East Williston school board, teachers union strike labor deal

James Galloway

The East Williston Board of Education has reached an agreement on a collective bargaining contract with the district’s teachers union, board President Mark Kamberg announced Monday, calling the deal fair to both sides.

The agreement, which was posted online Wednesday morning, lasts through June 2018 and will replace the current contract, which expires at the end of the month.

Kamberg said he believes the East Williston Teachers Association also feels the agreement is fair, though the board is not privy to the union’s ratification vote tallies. The union did not respond to an email asking for comment, and association president Meryl Fordin did not respond to a voicemail left at a phone number listed as hers.

“The Memorandum of Agreement meets the Board of Education’s objective to contain wage and benefit costs, while providing the teachers with a salary increase,” Kamberg said in a statement from the entire board. “The Memorandum of Agreement represents a fair agreement for both the EWTA and the East Williston Union Free School District.”

The agreement puts a freeze on step increases for teachers with roughly 15 or fewer years of experience (steps 1 through 15, officially) for the 2015-16 school year, providing those teachers with a flat 1 percent raise. Teachers step 16 and beyond get the step increases in addition to the 1 percent raise. For the 2016-17 and 2017-18 school years, all teachers will get their scheduled step increases as well as 0.6 percent and 0.7 percent raises, respectively.
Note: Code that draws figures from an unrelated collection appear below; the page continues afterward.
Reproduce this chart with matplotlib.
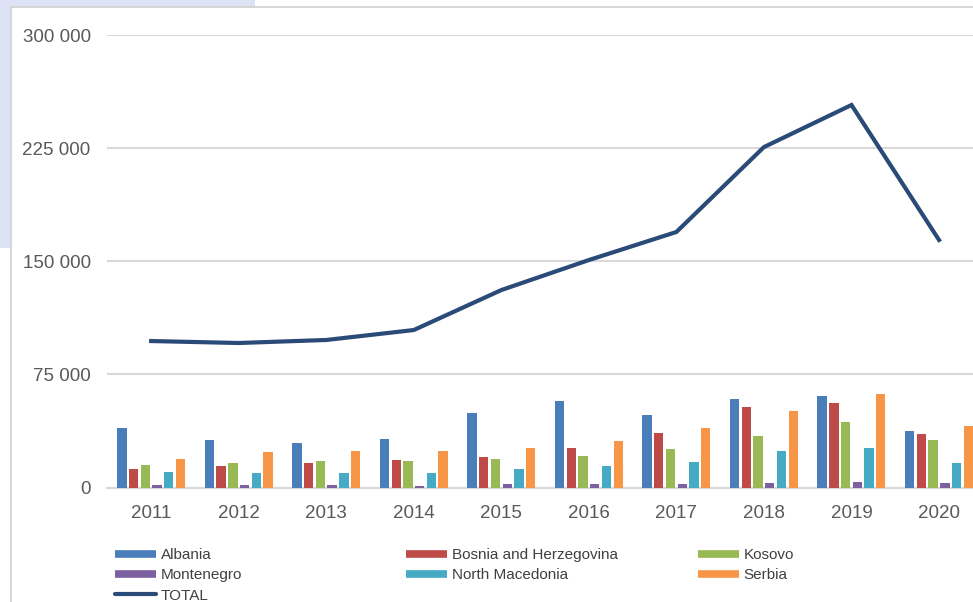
import matplotlib
matplotlib.use("Agg")
import matplotlib.pyplot as plt
import numpy as np
from matplotlib.lines import Line2D
from matplotlib.patches import Rectangle

years = ["2011", "2012", "2013", "2014", "2015", "2016", "2017", "2018", "2019", "2020"]
albania = [39300, 31300, 29700, 32200, 49200, 57100, 48300, 58700, 60500, 37600]
bosnia = [12100, 14300, 16000, 18400, 20000, 26400, 36100, 53200, 56200, 35500]
kosovo = [14900, 16000, 17600, 17600, 19100, 20700, 25500, 34300, 43200, 31300]
montenegro = [1500, 1500, 1500, 1200, 2100, 2100, 2000, 2800, 3800, 2800]
north_macedonia = [10500, 9400, 9400, 9400, 12100, 14300, 16700, 24000, 26400, 16000]
serbia = [19100, 23300, 24200, 24200, 26400, 30600, 39300, 50500, 62000, 41000]
total = [97100, 95800, 97800, 104400, 130900, 150800, 169400, 225700, 253600, 164100]

series_names = ["Albania", "Bosnia and Herzegovina", "Kosovo", "Montenegro", "North Macedonia", "Serbia"]
series_values = [albania, bosnia, kosovo, montenegro, north_macedonia, serbia]
colors = ["#4A7EBB", "#BE4B48", "#98B954", "#7D60A0", "#46AAC5", "#F79646"]
total_color = "#2A4A78"

yticks = [0, 75000, 150000, 225000, 300000]
ytick_labels = ["0", "75 000", "150 000", "225 000", "300 000"]

W, H = 973, 602
fig = plt.figure(figsize=(W / 100, H / 100), dpi=100)
fig.patch.set_facecolor("white")

# background decoration (lavender panel behind chart, top-left)
lav = "#DDE2F4"
fig.patches.append(Rectangle((0, 1 - 7 / H), 255 / W, 7 / H, transform=fig.transFigure,
                             facecolor=lav, edgecolor="none", zorder=0))
fig.patches.append(Rectangle((0, 1 - 248 / H), 10 / W, 248 / H, transform=fig.transFigure,
                             facecolor=lav, edgecolor="none", zorder=0))
# chart border
border_c = "#D0D0D0"
fig.add_artist(Line2D([11 / W, 11 / W], [0, 1 - 7 / H], transform=fig.transFigure,
                      color=border_c, lw=1.2))
fig.add_artist(Line2D([11 / W, 1], [1 - 7 / H, 1 - 7 / H], transform=fig.transFigure,
                      color=border_c, lw=1.2))

ax_left = 107.4 / W
ax_width = 875.4 / W
ax_bottom = (H - 487.5) / H
ax_height = (487.5 - 35) / H
ax = fig.add_axes([ax_left, ax_bottom, ax_width, ax_height])
ax.set_facecolor("none")

x = np.arange(len(years))
bar_w = 0.107
step = 0.134
for i, (name, vals, c) in enumerate(zip(series_names, series_values, colors)):
    ax.bar(x + (i - 2.5) * step, vals, width=bar_w, color=c, label=name, zorder=3)

ax.plot(x, total, color=total_color, lw=3.0, zorder=4, label="TOTAL",
        solid_joinstyle="miter")

ax.set_xlim(-0.5, len(years) - 0.5)
ax.set_ylim(0, 300000)
ax.set_yticks(yticks)
ax.set_yticklabels(ytick_labels)
ax.set_xticks(x)
ax.set_xticklabels(years)
ax.grid(axis="y", color="#D9D9D9", lw=1.5, zorder=0)
for s in ["left", "right", "top"]:
    ax.spines[s].set_visible(False)
ax.spines["bottom"].set_color("#D9D9D9")
ax.spines["bottom"].set_linewidth(1.5)
ax.tick_params(axis="both", length=0, labelcolor="#595959", labelsize=13.5)
ax.tick_params(axis="y", pad=12)
ax.tick_params(axis="x", pad=12.5)
for lab in ax.get_xticklabels() + ax.get_yticklabels():
    lab.set_fontfamily(["Liberation Sans", "DejaVu Sans"])

# legend: three columns at fixed x positions
leg_font = {"family": ["Liberation Sans", "DejaVu Sans"], "size": 11}
cols = [
    [("Albania", colors[0], 5.5), ("Montenegro", colors[3], 5.5), ("TOTAL", total_color, 3.0)],
    [("Bosnia and Herzegovina", colors[1], 5.5), ("North Macedonia", colors[4], 5.5)],
    [("Kosovo", colors[2], 5.5), ("Serbia", colors[5], 5.5)],
]
col_x = [115, 406, 698]
for cx, items in zip(col_x, cols):
    handles = [Line2D([], [], color=c, lw=lw, solid_capstyle="butt" if lw > 4 else "round")
               for (_, c, lw) in items]
    labels = [n for (n, _, _) in items]
    leg = fig.legend(handles, labels, loc="upper left",
                     bbox_to_anchor=(cx / W, 1 - 548 / H), frameon=False,
                     prop=leg_font, handlelength=2.7, handletextpad=0.3,
                     labelspacing=0.42, borderpad=0, borderaxespad=0)
    for t in leg.get_texts():
        t.set_color("#404040")

fig.savefig("out.png", dpi=100)
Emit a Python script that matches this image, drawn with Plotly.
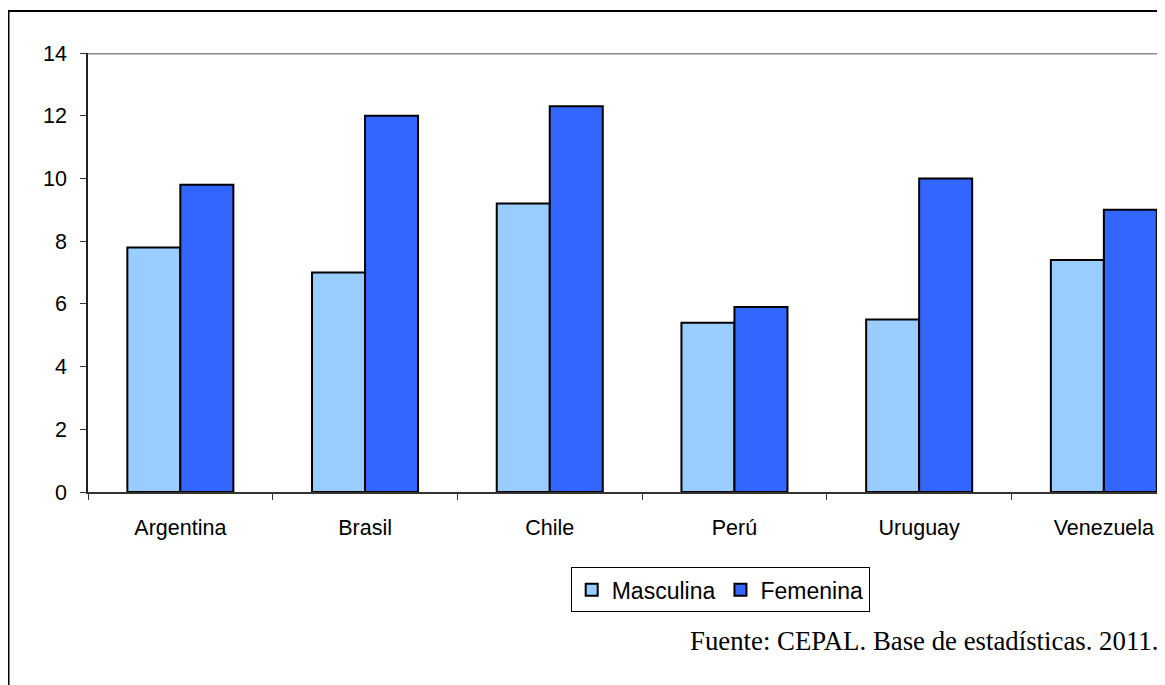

Teacher salaries account for the majority of East Williston’s $50 million-plus budget, and Board of Education Vice President Robert Fallarino said the agreement keeps wage increases “well below what the tax cap has been” and helps the district in its budget planning for the next two years.

“It’s a win-win for everybody,” Fallarino said. “The teachers know they’re secure, and we can move forward with programs.”

The agreement also makes significant alterations to  the insurance opt-out incentives, which pays lump sums to teachers who waive health insurance coverage through the district.

Until the 2017-18 school year, East Williston will continue to pay teachers who opt out half the premium the district would have otherwise paid. But starting in 2017-18, the incentive changes to a flat rate: $3,595 for teachers who waive individual coverage and $8,000 to teachers who waive family coverage.

“Controlling the opt-out [incentive] is a major change,” Kamberg said. “We wanted to control expense drivers and save money for the future, and the opt-out savings certainly does do that.”

Beginning in July, teachers will also begin contributing an additional 1 percent to their health insurance premiums, deceasing the district’s responsibility from 80 percent to 79 percent.

Prior to 2008, the district paid 90 percent of health-care premiums.

Extra-curricular and coaching stipends will remain flat for the entirety of the contract, according to the agreement.

Negotiations on the new agreement began in September, Kamberg said.

“The challenge is to try to control [teachers’ payroll] within a tax cap environment so we are able to offer the great academic initiatives that we do in the East Williston School District,” he said. “I think that any negotiation is a give and take and at the end of the day you have to be satisfied with the results that accomplished your goals, and that’s exactly what we did.”